■ Set task:
Without including the pictures, copy out every line below.

■ Supplied material:
::::::::::

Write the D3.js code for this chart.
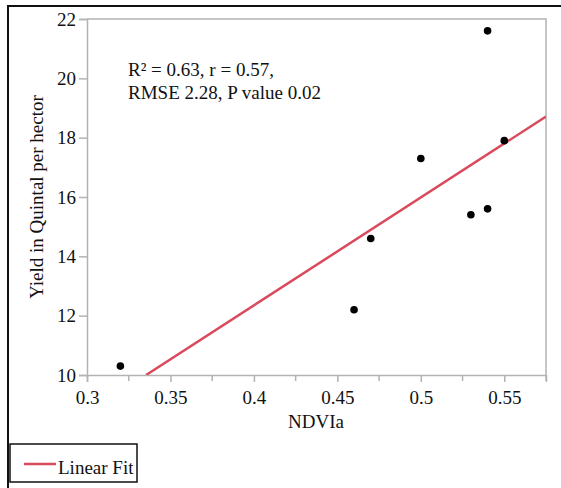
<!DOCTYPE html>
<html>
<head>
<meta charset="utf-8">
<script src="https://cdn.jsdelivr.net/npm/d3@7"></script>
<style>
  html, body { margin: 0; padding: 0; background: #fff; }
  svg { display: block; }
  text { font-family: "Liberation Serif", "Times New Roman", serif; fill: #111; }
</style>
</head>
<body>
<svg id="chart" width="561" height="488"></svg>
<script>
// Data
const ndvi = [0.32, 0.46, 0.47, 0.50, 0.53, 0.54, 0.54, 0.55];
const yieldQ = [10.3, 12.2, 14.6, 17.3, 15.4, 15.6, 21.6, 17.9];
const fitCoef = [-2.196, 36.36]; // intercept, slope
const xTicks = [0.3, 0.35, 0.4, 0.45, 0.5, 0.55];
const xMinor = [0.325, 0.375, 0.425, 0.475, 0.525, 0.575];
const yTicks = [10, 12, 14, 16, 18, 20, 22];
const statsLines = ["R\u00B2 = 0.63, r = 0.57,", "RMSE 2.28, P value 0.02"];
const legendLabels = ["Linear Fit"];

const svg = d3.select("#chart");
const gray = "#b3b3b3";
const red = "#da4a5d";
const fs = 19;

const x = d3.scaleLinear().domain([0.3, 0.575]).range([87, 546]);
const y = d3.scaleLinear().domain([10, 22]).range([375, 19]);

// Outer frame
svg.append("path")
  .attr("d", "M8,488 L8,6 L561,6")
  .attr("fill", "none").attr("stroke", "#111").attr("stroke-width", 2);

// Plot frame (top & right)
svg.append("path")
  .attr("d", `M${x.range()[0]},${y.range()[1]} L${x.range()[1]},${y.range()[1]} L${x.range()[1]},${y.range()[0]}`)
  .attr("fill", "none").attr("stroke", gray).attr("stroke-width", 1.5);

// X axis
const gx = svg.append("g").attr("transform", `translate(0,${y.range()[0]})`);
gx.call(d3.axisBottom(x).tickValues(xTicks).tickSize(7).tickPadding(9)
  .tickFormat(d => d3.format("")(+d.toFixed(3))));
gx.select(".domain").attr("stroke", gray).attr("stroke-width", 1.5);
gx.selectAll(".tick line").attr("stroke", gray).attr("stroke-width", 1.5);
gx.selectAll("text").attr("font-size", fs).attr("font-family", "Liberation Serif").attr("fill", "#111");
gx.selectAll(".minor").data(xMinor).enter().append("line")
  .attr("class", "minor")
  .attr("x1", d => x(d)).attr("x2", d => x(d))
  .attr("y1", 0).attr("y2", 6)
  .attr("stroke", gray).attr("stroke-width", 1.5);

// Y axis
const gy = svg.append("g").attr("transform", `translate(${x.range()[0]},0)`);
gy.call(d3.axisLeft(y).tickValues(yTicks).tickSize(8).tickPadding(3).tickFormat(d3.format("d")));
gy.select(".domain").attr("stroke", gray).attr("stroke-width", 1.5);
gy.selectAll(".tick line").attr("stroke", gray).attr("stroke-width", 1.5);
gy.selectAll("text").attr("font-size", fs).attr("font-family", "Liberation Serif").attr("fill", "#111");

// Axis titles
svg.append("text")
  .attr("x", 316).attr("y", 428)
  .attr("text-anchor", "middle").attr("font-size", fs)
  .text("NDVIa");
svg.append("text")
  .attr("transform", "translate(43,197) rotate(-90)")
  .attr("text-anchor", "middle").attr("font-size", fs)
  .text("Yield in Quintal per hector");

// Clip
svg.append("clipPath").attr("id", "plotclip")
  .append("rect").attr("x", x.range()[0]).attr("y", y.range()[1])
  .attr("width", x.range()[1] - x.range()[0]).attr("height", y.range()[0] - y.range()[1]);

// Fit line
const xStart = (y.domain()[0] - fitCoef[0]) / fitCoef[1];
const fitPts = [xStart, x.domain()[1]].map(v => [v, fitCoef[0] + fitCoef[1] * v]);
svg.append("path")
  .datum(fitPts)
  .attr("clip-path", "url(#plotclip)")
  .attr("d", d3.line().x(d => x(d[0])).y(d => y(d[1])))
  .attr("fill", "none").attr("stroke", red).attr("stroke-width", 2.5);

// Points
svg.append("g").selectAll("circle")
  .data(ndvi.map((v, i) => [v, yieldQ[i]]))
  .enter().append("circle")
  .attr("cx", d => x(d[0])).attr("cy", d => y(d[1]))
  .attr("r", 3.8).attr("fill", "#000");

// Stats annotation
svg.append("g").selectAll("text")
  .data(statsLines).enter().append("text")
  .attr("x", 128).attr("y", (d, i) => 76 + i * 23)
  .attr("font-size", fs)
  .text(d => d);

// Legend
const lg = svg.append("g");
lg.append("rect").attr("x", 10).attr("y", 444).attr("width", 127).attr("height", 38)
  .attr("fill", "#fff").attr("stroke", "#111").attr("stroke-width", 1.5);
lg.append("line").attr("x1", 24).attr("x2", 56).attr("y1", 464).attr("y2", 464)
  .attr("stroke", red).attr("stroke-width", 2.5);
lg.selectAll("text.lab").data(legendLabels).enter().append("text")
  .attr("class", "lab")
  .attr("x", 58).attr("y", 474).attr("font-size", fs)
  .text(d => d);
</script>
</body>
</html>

::::::::::

■ Exercise solution:
Write the D3.js code for this chart.
<!DOCTYPE html>
<html>
<head>
<meta charset="utf-8">
<script src="https://cdn.jsdelivr.net/npm/d3@7"></script>
<style>
  html, body { margin: 0; padding: 0; background: #fff; }
  svg { display: block; }
  text { font-family: "Liberation Serif", "Times New Roman", serif; fill: #111; }
</style>
</head>
<body>
<svg id="chart" width="561" height="488"></svg>
<script>
// Data
const ndvi = [0.32, 0.46, 0.47, 0.50, 0.53, 0.54, 0.54, 0.55];
const yieldQ = [10.3, 12.2, 14.6, 17.3, 15.4, 15.6, 21.6, 17.9];
const fitCoef = [-2.196, 36.36]; // intercept, slope
const xTicks = [0.3, 0.35, 0.4, 0.45, 0.5, 0.55];
const xMinor = [0.325, 0.375, 0.425, 0.475, 0.525, 0.575];
const yTicks = [10, 12, 14, 16, 18, 20, 22];
const statsLines = ["R\u00B2 = 0.63, r = 0.57,", "RMSE 2.28, P value 0.02"];
const legendLabels = ["Linear Fit"];

const svg = d3.select("#chart");
const gray = "#b3b3b3";
const red = "#da4a5d";
const fs = 19;

const x = d3.scaleLinear().domain([0.3, 0.575]).range([87, 546]);
const y = d3.scaleLinear().domain([10, 22]).range([375, 19]);

// Outer frame
svg.append("path")
  .attr("d", "M8,488 L8,6 L561,6")
  .attr("fill", "none").attr("stroke", "#111").attr("stroke-width", 2);

// Plot frame (top & right)
svg.append("path")
  .attr("d", `M${x.range()[0]},${y.range()[1]} L${x.range()[1]},${y.range()[1]} L${x.range()[1]},${y.range()[0]}`)
  .attr("fill", "none").attr("stroke", gray).attr("stroke-width", 1.5);

// X axis
const gx = svg.append("g").attr("transform", `translate(0,${y.range()[0]})`);
gx.call(d3.axisBottom(x).tickValues(xTicks).tickSize(7).tickPadding(9)
  .tickFormat(d => d3.format("")(+d.toFixed(3))));
gx.select(".domain").attr("stroke", gray).attr("stroke-width", 1.5);
gx.selectAll(".tick line").attr("stroke", gray).attr("stroke-width", 1.5);
gx.selectAll("text").attr("font-size", fs).attr("font-family", "Liberation Serif").attr("fill", "#111");
gx.selectAll(".minor").data(xMinor).enter().append("line")
  .attr("class", "minor")
  .attr("x1", d => x(d)).attr("x2", d => x(d))
  .attr("y1", 0).attr("y2", 6)
  .attr("stroke", gray).attr("stroke-width", 1.5);

// Y axis
const gy = svg.append("g").attr("transform", `translate(${x.range()[0]},0)`);
gy.call(d3.axisLeft(y).tickValues(yTicks).tickSize(8).tickPadding(3).tickFormat(d3.format("d")));
gy.select(".domain").attr("stroke", gray).attr("stroke-width", 1.5);
gy.selectAll(".tick line").attr("stroke", gray).attr("stroke-width", 1.5);
gy.selectAll("text").attr("font-size", fs).attr("font-family", "Liberation Serif").attr("fill", "#111");

// Axis titles
svg.append("text")
  .attr("x", 316).attr("y", 428)
  .attr("text-anchor", "middle").attr("font-size", fs)
  .text("NDVIa");
svg.append("text")
  .attr("transform", "translate(43,197) rotate(-90)")
  .attr("text-anchor", "middle").attr("font-size", fs)
  .text("Yield in Quintal per hector");

// Clip
svg.append("clipPath").attr("id", "plotclip")
  .append("rect").attr("x", x.range()[0]).attr("y", y.range()[1])
  .attr("width", x.range()[1] - x.range()[0]).attr("height", y.range()[0] - y.range()[1]);

// Fit line
const xStart = (y.domain()[0] - fitCoef[0]) / fitCoef[1];
const fitPts = [xStart, x.domain()[1]].map(v => [v, fitCoef[0] + fitCoef[1] * v]);
svg.append("path")
  .datum(fitPts)
  .attr("clip-path", "url(#plotclip)")
  .attr("d", d3.line().x(d => x(d[0])).y(d => y(d[1])))
  .attr("fill", "none").attr("stroke", red).attr("stroke-width", 2.5);

// Points
svg.append("g").selectAll("circle")
  .data(ndvi.map((v, i) => [v, yieldQ[i]]))
  .enter().append("circle")
  .attr("cx", d => x(d[0])).attr("cy", d => y(d[1]))
  .attr("r", 3.8).attr("fill", "#000");

// Stats annotation
svg.append("g").selectAll("text")
  .data(statsLines).enter().append("text")
  .attr("x", 128).attr("y", (d, i) => 76 + i * 23)
  .attr("font-size", fs)
  .text(d => d);

// Legend
const lg = svg.append("g");
lg.append("rect").attr("x", 10).attr("y", 444).attr("width", 127).attr("height", 38)
  .attr("fill", "#fff").attr("stroke", "#111").attr("stroke-width", 1.5);
lg.append("line").attr("x1", 24).attr("x2", 56).attr("y1", 464).attr("y2", 464)
  .attr("stroke", red).attr("stroke-width", 2.5);
lg.selectAll("text.lab").data(legendLabels).enter().append("text")
  .attr("class", "lab")
  .attr("x", 58).attr("y", 474).attr("font-size", fs)
  .text(d => d);
</script>
</body>
</html>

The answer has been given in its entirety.